# Problem details
Give again exactly the lines that run from the start of the records to the line holding "from bokeh.resources import INLINE", both ends counted. Do not include the pictures.

══ Supplied records ══

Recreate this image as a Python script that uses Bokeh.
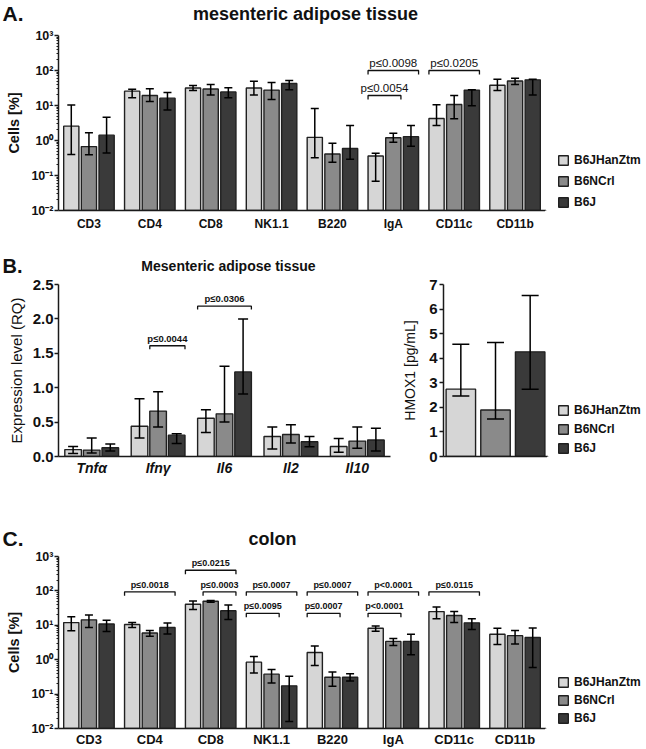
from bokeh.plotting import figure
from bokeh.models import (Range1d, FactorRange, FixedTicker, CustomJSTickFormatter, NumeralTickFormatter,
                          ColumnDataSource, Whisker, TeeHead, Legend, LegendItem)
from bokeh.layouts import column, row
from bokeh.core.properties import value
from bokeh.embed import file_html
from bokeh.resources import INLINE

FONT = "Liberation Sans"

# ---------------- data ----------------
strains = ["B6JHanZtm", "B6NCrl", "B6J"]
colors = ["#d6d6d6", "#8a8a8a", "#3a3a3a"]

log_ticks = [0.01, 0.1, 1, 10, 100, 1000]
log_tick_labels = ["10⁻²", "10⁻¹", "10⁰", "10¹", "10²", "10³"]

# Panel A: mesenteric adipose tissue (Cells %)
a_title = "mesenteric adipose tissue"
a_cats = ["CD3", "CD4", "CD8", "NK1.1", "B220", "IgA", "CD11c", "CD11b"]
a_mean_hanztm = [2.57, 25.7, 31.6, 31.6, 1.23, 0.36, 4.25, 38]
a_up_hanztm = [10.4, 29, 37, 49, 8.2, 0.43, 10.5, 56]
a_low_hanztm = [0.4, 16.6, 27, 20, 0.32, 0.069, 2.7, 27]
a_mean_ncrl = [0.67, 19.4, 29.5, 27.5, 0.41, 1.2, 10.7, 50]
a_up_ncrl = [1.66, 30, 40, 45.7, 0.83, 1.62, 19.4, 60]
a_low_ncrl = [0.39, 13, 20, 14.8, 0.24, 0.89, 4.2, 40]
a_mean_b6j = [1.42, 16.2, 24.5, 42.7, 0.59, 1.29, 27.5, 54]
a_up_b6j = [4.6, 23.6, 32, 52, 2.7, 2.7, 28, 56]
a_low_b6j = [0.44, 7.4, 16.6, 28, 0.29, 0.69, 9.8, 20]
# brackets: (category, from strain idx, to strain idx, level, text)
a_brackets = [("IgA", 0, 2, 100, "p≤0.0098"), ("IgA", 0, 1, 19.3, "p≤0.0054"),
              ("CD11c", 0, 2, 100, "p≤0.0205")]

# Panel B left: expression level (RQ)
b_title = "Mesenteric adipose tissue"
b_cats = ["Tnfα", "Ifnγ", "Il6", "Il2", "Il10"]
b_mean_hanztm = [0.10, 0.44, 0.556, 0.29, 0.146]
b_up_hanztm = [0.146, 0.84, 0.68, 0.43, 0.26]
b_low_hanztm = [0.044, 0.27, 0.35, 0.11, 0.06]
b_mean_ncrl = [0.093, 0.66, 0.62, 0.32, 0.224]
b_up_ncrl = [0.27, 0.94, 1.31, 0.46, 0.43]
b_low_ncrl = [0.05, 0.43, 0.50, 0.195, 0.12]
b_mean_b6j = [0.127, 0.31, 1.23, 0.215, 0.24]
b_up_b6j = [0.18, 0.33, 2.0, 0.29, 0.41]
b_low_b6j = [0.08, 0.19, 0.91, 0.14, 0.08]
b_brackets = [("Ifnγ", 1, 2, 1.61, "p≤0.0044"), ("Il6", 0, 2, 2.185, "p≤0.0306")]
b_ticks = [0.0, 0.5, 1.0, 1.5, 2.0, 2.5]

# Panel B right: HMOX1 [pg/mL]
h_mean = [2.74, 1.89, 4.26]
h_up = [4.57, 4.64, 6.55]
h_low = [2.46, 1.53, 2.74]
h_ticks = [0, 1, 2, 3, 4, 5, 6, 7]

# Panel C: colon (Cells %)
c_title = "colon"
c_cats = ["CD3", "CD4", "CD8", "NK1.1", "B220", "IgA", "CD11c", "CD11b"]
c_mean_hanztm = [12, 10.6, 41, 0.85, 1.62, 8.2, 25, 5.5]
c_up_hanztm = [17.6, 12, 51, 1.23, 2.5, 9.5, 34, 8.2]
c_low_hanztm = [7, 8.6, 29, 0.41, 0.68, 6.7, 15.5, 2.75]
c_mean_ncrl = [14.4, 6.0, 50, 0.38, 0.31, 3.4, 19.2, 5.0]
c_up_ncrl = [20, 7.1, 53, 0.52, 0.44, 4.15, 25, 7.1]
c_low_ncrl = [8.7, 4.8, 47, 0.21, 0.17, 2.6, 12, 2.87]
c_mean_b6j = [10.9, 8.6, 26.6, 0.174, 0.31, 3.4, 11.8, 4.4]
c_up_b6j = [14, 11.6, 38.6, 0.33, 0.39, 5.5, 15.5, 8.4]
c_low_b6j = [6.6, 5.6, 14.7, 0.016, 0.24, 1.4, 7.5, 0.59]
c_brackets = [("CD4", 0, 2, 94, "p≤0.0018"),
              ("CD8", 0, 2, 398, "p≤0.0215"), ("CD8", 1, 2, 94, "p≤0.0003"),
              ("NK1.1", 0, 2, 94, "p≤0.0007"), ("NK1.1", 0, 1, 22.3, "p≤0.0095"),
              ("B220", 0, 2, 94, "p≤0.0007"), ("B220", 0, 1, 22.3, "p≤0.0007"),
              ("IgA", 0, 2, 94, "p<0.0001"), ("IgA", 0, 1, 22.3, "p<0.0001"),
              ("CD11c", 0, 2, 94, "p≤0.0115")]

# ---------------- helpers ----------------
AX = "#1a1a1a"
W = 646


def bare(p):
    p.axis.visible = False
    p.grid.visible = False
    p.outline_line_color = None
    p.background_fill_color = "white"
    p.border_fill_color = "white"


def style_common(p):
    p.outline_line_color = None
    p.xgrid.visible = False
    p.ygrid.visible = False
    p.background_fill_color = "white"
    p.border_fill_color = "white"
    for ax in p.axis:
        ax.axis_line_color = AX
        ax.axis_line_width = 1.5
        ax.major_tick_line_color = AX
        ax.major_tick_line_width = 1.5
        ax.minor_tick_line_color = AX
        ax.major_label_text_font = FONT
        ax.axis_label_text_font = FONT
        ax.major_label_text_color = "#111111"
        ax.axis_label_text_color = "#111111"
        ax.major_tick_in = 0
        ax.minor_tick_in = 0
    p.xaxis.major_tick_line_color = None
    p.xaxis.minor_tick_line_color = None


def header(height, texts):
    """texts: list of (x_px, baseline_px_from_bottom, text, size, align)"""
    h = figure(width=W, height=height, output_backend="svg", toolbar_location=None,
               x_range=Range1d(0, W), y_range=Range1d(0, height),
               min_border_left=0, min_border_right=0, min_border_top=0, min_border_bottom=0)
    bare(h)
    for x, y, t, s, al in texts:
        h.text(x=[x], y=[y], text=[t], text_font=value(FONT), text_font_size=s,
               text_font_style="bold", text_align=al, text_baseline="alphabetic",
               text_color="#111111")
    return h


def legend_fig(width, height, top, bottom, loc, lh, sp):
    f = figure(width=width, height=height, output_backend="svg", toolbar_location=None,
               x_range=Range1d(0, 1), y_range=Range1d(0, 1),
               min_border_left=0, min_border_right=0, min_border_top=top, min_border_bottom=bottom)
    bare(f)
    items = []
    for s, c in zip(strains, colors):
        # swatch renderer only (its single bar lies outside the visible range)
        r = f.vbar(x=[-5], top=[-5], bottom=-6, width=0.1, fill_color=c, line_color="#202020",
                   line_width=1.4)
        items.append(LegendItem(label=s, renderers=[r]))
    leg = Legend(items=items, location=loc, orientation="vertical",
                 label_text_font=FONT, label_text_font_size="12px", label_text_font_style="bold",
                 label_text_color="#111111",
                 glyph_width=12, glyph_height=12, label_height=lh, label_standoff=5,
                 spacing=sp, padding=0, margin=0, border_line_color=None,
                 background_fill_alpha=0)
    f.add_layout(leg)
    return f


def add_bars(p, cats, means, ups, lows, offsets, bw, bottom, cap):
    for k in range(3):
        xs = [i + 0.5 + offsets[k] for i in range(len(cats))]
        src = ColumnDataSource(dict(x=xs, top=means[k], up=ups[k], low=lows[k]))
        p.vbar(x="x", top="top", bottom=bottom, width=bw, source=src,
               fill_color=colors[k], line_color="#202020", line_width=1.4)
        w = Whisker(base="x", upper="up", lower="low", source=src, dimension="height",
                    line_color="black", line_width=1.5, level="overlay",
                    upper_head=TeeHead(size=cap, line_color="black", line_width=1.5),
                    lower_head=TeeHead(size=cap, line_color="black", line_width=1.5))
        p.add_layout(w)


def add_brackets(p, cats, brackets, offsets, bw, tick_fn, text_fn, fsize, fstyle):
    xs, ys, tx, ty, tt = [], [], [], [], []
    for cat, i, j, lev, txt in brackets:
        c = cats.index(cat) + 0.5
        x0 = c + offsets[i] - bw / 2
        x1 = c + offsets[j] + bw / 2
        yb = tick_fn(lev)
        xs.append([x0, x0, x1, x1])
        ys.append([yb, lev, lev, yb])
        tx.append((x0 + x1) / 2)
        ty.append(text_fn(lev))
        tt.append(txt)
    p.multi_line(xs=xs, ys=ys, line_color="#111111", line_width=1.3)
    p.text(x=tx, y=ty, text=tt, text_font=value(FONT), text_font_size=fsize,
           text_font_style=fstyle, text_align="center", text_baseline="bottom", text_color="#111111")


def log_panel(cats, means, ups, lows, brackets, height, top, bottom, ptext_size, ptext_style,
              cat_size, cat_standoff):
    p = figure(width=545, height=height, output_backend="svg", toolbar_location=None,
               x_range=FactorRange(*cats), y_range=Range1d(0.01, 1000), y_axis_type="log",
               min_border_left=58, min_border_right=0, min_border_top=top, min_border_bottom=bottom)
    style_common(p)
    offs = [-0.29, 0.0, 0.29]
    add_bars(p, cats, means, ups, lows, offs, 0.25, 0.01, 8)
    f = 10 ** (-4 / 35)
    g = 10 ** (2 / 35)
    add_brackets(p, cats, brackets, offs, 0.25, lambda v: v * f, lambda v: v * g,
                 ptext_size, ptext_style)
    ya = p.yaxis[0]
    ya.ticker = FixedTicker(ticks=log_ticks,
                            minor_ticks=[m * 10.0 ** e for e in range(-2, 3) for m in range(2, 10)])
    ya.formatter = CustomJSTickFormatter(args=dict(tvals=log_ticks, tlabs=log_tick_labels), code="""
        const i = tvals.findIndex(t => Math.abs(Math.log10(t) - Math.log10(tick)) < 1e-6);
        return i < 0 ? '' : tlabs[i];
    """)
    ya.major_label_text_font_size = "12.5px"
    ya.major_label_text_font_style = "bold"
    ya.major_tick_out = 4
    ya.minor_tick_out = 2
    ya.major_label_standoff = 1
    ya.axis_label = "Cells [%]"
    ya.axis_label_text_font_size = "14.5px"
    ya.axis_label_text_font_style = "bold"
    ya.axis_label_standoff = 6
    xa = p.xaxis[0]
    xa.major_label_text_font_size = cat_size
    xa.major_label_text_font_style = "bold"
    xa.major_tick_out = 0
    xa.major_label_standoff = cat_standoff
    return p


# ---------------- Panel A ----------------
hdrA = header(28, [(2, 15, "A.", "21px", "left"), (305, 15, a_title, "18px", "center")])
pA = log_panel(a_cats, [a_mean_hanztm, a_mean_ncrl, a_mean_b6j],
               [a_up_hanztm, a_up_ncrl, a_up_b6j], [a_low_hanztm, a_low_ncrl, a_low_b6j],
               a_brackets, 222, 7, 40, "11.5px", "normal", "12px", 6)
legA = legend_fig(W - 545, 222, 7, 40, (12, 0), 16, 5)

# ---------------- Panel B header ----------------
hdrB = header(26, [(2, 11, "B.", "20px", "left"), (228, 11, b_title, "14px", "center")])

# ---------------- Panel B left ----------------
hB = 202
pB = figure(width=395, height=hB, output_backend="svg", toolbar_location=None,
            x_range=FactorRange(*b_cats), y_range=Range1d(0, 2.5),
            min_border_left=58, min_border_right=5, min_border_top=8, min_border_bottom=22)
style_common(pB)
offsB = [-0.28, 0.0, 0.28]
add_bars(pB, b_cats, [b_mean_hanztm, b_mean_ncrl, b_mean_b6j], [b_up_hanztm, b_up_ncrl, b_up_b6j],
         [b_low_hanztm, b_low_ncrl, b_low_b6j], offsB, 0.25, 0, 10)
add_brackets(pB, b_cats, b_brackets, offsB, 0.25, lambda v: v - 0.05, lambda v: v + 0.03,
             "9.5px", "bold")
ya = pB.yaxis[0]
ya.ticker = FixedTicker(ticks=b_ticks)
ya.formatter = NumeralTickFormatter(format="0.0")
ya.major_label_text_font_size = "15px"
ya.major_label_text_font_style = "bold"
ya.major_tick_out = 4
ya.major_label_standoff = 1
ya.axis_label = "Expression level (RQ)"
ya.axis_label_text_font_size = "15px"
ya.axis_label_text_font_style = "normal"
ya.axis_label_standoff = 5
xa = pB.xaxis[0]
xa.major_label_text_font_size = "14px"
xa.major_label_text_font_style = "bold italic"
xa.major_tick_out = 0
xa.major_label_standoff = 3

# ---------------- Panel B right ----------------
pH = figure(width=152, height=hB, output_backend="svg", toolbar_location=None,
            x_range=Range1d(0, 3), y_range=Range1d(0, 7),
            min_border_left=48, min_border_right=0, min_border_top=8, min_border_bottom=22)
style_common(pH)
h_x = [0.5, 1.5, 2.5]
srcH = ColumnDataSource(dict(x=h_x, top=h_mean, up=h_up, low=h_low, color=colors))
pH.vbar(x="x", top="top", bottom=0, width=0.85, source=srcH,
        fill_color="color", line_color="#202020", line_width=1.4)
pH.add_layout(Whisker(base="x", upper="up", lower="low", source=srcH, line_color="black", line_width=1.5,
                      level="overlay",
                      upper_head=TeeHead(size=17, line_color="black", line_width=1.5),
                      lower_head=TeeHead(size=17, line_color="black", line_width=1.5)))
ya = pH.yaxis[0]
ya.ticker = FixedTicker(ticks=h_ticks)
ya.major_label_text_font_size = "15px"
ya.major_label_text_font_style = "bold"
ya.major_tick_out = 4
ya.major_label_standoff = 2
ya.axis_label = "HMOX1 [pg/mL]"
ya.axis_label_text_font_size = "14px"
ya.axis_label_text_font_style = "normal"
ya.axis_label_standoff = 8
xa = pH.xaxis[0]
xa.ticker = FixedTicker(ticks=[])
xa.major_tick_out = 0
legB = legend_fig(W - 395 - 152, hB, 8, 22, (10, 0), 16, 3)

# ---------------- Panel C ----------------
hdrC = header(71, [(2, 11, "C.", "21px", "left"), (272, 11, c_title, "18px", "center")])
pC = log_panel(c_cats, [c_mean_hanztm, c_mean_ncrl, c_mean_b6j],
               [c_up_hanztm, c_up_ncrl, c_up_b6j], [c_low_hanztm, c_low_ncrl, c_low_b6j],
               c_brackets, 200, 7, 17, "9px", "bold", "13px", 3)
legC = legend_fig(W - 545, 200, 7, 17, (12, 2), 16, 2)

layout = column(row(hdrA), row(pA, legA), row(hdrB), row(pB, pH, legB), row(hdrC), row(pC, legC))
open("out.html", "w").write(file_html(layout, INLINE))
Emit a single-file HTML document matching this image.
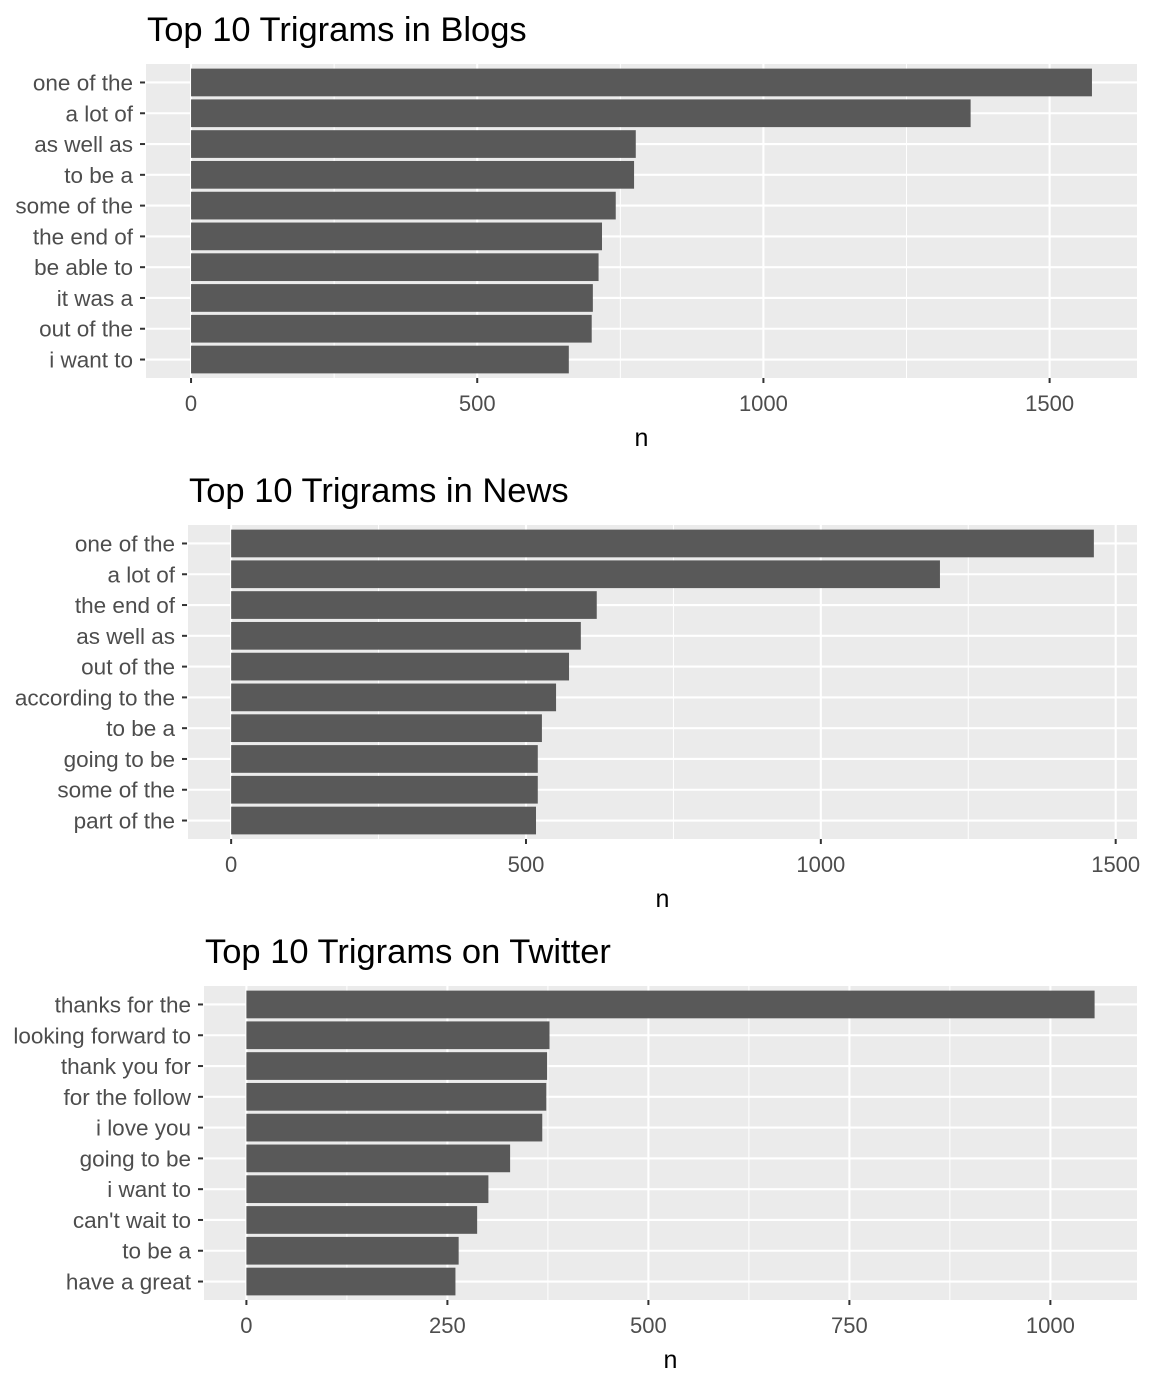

═══

# Task answer
Recreate this image as a Python script that uses Bokeh.
from bokeh.plotting import figure
from bokeh.models import (Range1d, FactorRange, FixedTicker, CustomJSTickFormatter, NumeralTickFormatter,
                          ColumnDataSource, Whisker, TeeHead, Legend, LegendItem)
from bokeh.layouts import column, row
from bokeh.core.properties import value
from bokeh.embed import file_html
from bokeh.resources import INLINE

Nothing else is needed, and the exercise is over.